Forum Discussion
15 Replies
- Altera_Forum
Honored Contributor
Hopefully I am asking the right question and not been sold a bill of goods to upsale me, my experience is limited to PIC proccessing but I am looking for the right proccessor with alot of speed in the gpio area.
- Altera_Forum
Honored Contributor
If you are talking about a PIO on a system with a Nios CPU it depends on many factors, mostly the CPU type, its frequency, the memory type and interface connected to the CPU instruction master port, the amount of cache and the kind of software environment you will build your application upon.
If you really want high speed input/output you should consider using a DMA instead of a PIO component. - Altera_Forum
Honored Contributor
I Want to control a PATA SSD with it at high speeds (over 60 megabytes a second)
- Altera_Forum
Honored Contributor
I built a PIC18f based system that controlled a compact flash using GPIO, The cyclone III has a end GPIO of about 250 MHZ from digging around the internet, I think this would be best for my project, what do you think ?
- Altera_Forum
Honored Contributor
The FPGA itself is certainly capable of such speeds, but you won't be able to reach it by controlling the SSD in software and PIOs. You will need a dedicated controller with DMA support, such as this one (http://www.cast-inc.com/ip-cores/storage/ataif/cast_ataif-a.pdf).
There is also an opensource core at opencores (http://opencores.org/project,ata) but IIRC only the first one (PIO mode) is fully stable. - Altera_Forum
Honored Contributor
shot in the dark here, is there any way to LVDS to a sata DMA controller?
- Altera_Forum
Honored Contributor
second question, do you know where to get a inexpensive cyclone III starter board with alot of pins still open ?
- Altera_Forum
Honored Contributor
The regulal LVDS pins aren't fast enough for SATA. You need an FPGA with transceivers for that, such as an Arria, or one of the Cyclone/Statix GX variants. Have a look here (http://www.altera.com/technology/high_speed/protocols/sata-sas/pro-sata-sas.html).
As for an inexpensive starter board with pins, you can have a look at the bemicro (http://www.arroweurope.com/markets-solutions/solutions/bemicro/bemicro.html) (careful, IIRC this board uses a special kind of RAM that requires a licensed core) or the Cyclone IV de0-nano (http://www.terasic.com.tw/cgi-bin/page/archive.pl?no=593) board. I'd recommend the DE0-Nano. It has 72 I/O pins from what I can read. - Altera_Forum
Honored Contributor
I decided to make my own cyclone III board with altium designer. Do you know which pins can be used for the JTAG header ? Also should I include extra program data space on a eeprom ? All the kits i see have extra eeprom.
- Altera_Forum
Honored Contributor
See the Cyclone III literature, more specifically the configuration chapter.

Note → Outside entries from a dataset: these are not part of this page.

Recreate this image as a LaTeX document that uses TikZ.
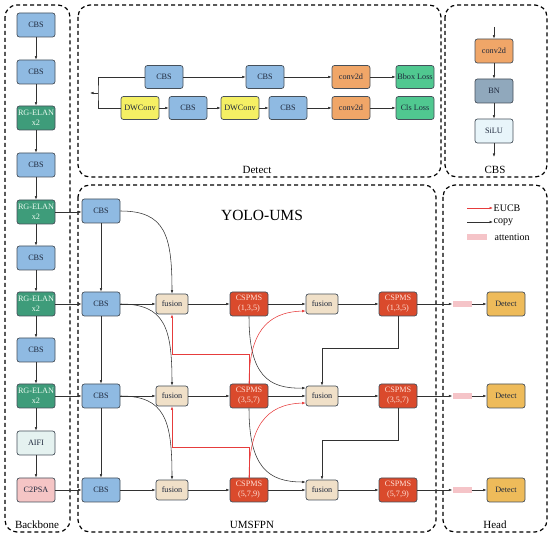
\documentclass[tikz,border=0pt]{standalone}
\usepackage{fontspec}
\setmainfont{Liberation Serif}
\usetikzlibrary{arrows.meta,calc}
\definecolor{cbsblue}{RGB}{143,186,226}
\definecolor{rggreen}{RGB}{62,156,122}
\definecolor{csred}{RGB}{218,74,44}
\definecolor{fusbeige}{RGB}{240,224,200}
\definecolor{convor}{RGB}{240,166,104}
\definecolor{lossgr}{RGB}{80,200,144}
\definecolor{dwyel}{RGB}{245,240,100}
\definecolor{bnslate}{RGB}{144,168,188}
\definecolor{silulb}{RGB}{232,245,250}
\definecolor{aifig}{RGB}{229,242,240}
\definecolor{c2pink}{RGB}{245,197,197}
\definecolor{detgold}{RGB}{238,187,90}
\definecolor{attpink}{RGB}{245,196,200}
\definecolor{boxline}{RGB}{70,80,90}
\definecolor{conline}{RGB}{50,50,50}
\definecolor{eucbred}{RGB}{230,60,60}
\definecolor{txtdark}{RGB}{30,40,60}
\begin{document}
\begin{tikzpicture}[x=1pt,y=-1pt,
  box/.style={draw=boxline, line width=0.7pt, rounded corners=2.5pt,
    minimum width=38pt, minimum height=24pt, inner sep=0.5pt, align=center,
    text=txtdark, font=\fontsize{8.2}{10}\selectfont},
  cbs/.style={box, fill=cbsblue},
  rg/.style={box, fill=rggreen, text={rgb,255:red,235;green,250;blue,240}},
  aifi/.style={box, fill=aifig},
  c2psa/.style={box, fill=c2pink},
  fus/.style={box, fill=fusbeige, minimum width=32pt, minimum height=20pt},
  csp/.style={box, fill=csred, text={rgb,255:red,255;green,225;blue,215}},
  conv/.style={box, fill=convor, minimum height=23pt},
  loss/.style={box, fill=lossgr, minimum height=23pt},
  dw/.style={box, fill=dwyel, minimum height=23pt},
  bn/.style={box, fill=bnslate},
  silu/.style={box, fill=silulb},
  det/.style={box, fill=detgold},
  att/.style={draw=none, fill=attpink, minimum width=19pt, minimum height=6pt, inner sep=0pt},
  line/.style={draw=conline, line width=0.55pt},
  arr/.style={line, -{Latex[length=3.5pt,width=2.6pt]}},
  eucb/.style={arr, draw=eucbred},
  panel/.style={draw=black, line width=1.2pt, dash pattern=on 4pt off 3pt, rounded corners=12pt},
  plabel/.style={font=\fontsize{11}{12}\selectfont, anchor=base},
  legtext/.style={font=\fontsize{10}{12}\selectfont, anchor=west, inner sep=0.5pt}
]
\useasboundingbox (0,0) rectangle (550,537);

% panels
\draw[panel] (5,5) rectangle (70,532);
\draw[panel] (78,5) rectangle (441,177);
\draw[panel] (445,5) rectangle (547,177);
\draw[panel] (78,185) rectangle (436,532);
\draw[panel] (443,185) rectangle (547,532);
\node[plabel] (lbb) at (37,529) {Backbone};
\node[plabel] (ldt) at (257,174) {Detect};
\node[plabel] (lcb) at (495,174) {CBS};
\node[plabel] (lum) at (252,529) {UMSFPN};
\node[plabel] (lhd) at (495,529) {Head};

% backbone
\node[cbs] (b1) at (36,25) {CBS};
\node[cbs] (b2) at (36,72) {CBS};
\node[rg] (b3) at (36,118) {RG-ELAN\\x2};
\node[cbs] (b4) at (36,165) {CBS};
\node[rg] (b5) at (36,212) {RG-ELAN\\x2};
\node[cbs] (b6) at (36,258) {CBS};
\node[rg] (b7) at (36,304) {RG-ELAN\\x2};
\node[cbs] (b8) at (36,350) {CBS};
\node[rg] (b9) at (36,396) {RG-ELAN\\x2};
\node[aifi] (b10) at (36,443) {AIFI};
\node[c2psa] (b11) at (36,490) {C2PSA};
\foreach \i/\j in {1/2,2/3,3/4,4/5,5/6,6/7,7/8,8/9,9/10,10/11}
  \draw[arr] (b\i) -- (b\j);

% detect panel
\node[cbs, minimum height=23pt] (dc1) at (164,77) {CBS};
\node[cbs, minimum height=23pt] (dc2) at (265,77) {CBS};
\node[conv] (dv1) at (351,77) {conv2d};
\node[loss] (bbl) at (415,77) {Bbox Loss};
\node[dw] (dw1) at (140,108) {DWConv};
\node[cbs, minimum height=23pt] (dc3) at (188,108) {CBS};
\node[dw] (dw2) at (240,108) {DWConv};
\node[cbs, minimum height=23pt] (dc4) at (288,108) {CBS};
\node[conv] (dv2) at (351,108) {conv2d};
\node[loss] (cll) at (415,108) {Cls Loss};
\coordinate (sp) at (98,93);
\coordinate (spin) at (90,93);
\draw[line] (dc1.west) -| (sp) |- (dw1.west);
\draw[arr] (sp) -- (spin);
\draw[arr] (dc1) -- (dc2);
\draw[arr] (dc2) -- (dv1);
\draw[arr] (dv1) -- (bbl);
\draw[arr] (dw1) -- (dc3);
\draw[arr] (dc3) -- (dw2);
\draw[arr] (dw2) -- (dc4);
\draw[arr] (dc4) -- (dv2);
\draw[arr] (dv2) -- (cll);

% CBS panel
\node[conv, minimum height=24pt] (k1) at (494,51) {conv2d};
\node[bn] (k2) at (494,91) {BN};
\node[silu] (k3) at (494,131) {SiLU};
\coordinate (kin) at (494,27);
\coordinate (kout) at (494,157);
\draw[arr] (kin) -- (k1);
\draw[arr] (k1) -- (k2);
\draw[arr] (k2) -- (k3);
\draw[arr] (k3) -- (kout);

% UMSFPN
\node[font=\fontsize{15.5}{18}\selectfont] (title) at (262,215) {YOLO-UMS};
\node[cbs] (u1) at (101,211) {CBS};
\node[cbs] (u2) at (101,304) {CBS};
\node[cbs] (u3) at (101,396) {CBS};
\node[cbs] (u4) at (101,490) {CBS};
\foreach \r/\y/\k in {1/304/{(1,3,5)},2/396/{(3,5,7)},3/490/{(5,7,9)}}{
  \node[fus] (fa\r) at (172,\y) {fusion};
  \node[csp] (ca\r) at (249,\y) {CSPMS\\\k};
  \node[fus] (fb\r) at (322,\y) {fusion};
  \node[csp] (cb\r) at (398,\y) {CSPMS\\\k};
  \node[att] (at\r) at (462,\y) {};
  \node[det] (d\r) at (506,\y) {Detect};
  \draw[arr] (fa\r) -- (ca\r);
  \draw[arr] (ca\r) -- (fb\r);
  \draw[arr] (fb\r) -- (cb\r);
  \draw[arr] (cb\r) -- (at\r);
  \draw[arr] (at\r) -- (d\r);
}
\draw[arr] (b5.east) -- (b5.east -| u1.west);
\draw[arr] (b7) -- (u2);
\draw[arr] (b9) -- (u3);
\draw[arr] (b11) -- (u4);
\draw[arr] (u1) -- (u2);
\draw[arr] (u2) -- (u3);
\draw[arr] (u3) -- (u4);
\draw[arr] (u2) -- (fa1);
\draw[arr] (u3) -- (fa2);
\draw[arr] (u4) -- (fa3);
\draw[arr] (u1.east) .. controls (165,211) and (172,235) .. (fa1.north);
\draw[arr] (u2.east) .. controls (165,304) and (172,328) .. (fa2.north);
\draw[arr] (u3.east) .. controls (165,396) and (172,420) .. (fa3.north);

% black copy paths
\draw[arr] (ca1.south) .. controls (249,375) and (268,389) .. ($(fb2.west)+(0,-8)$);
\draw[arr] (ca2.south) .. controls (249,467) and (268,482) .. ($(fb3.west)+(0,-8)$);
\draw[arr] (cb1.south) -- ++(0,32) -| (fb2.north);
\draw[arr] (cb2.south) -- ++(0,32) -| (fb3.north);

% red EUCB paths
\draw[eucb] (ca2.north) -- ++(0,-29) -| (fa1.south);
\draw[eucb] (ca3.north) -- ++(0,-30) -| (fa2.south);
\draw[eucb] (ca2.north) .. controls (249,335) and (265,312) .. ($(fb1.west)+(0,7)$);
\draw[eucb] (ca3.north) .. controls (249,428) and (265,404) .. ($(fb2.west)+(0,7)$);

% legend
\coordinate (le1a) at (467,208);
\coordinate (le1b) at (493,208);
\coordinate (le2a) at (467,222);
\coordinate (le2b) at (493,222);
\draw[eucb] (le1a) -- (le1b);
\node[legtext] (t1) at (493,208) {EUCB};
\draw[arr] (le2a) -- (le2b);
\node[legtext] (t2) at (493,222) {copy};
\node[att, minimum width=20pt] (la) at (477,237) {};
\node[legtext] (t3) at (494,237) {attention};
\end{tikzpicture}
\end{document}
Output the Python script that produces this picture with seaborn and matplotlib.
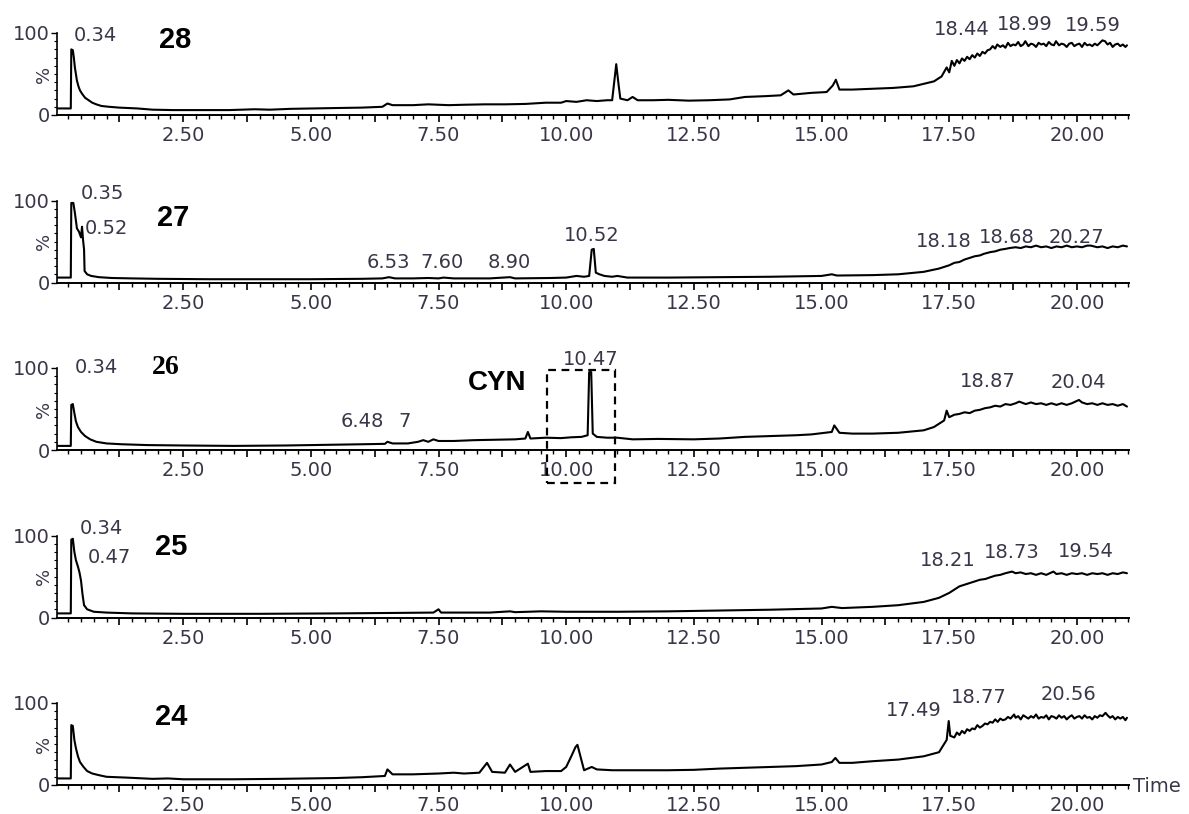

Also, triple check your pin assignment with the pin connection guidelines and by compiling a mock up project. There are many possible mistakes when designing such a board... If you want to run NIOS or something like that, yes, you should leave extra room the in the configuration ROM. They're cheap, anyway. Like Daixiwen metioned, the regular LVDS outputs on a Cyclone III aren't no where fast enought for SATA (1.5 Gbps at least). You'll need either to use a FPGA with transceivers *or* find yourself a cheap PCI to SATA controller chip such as SiI3114.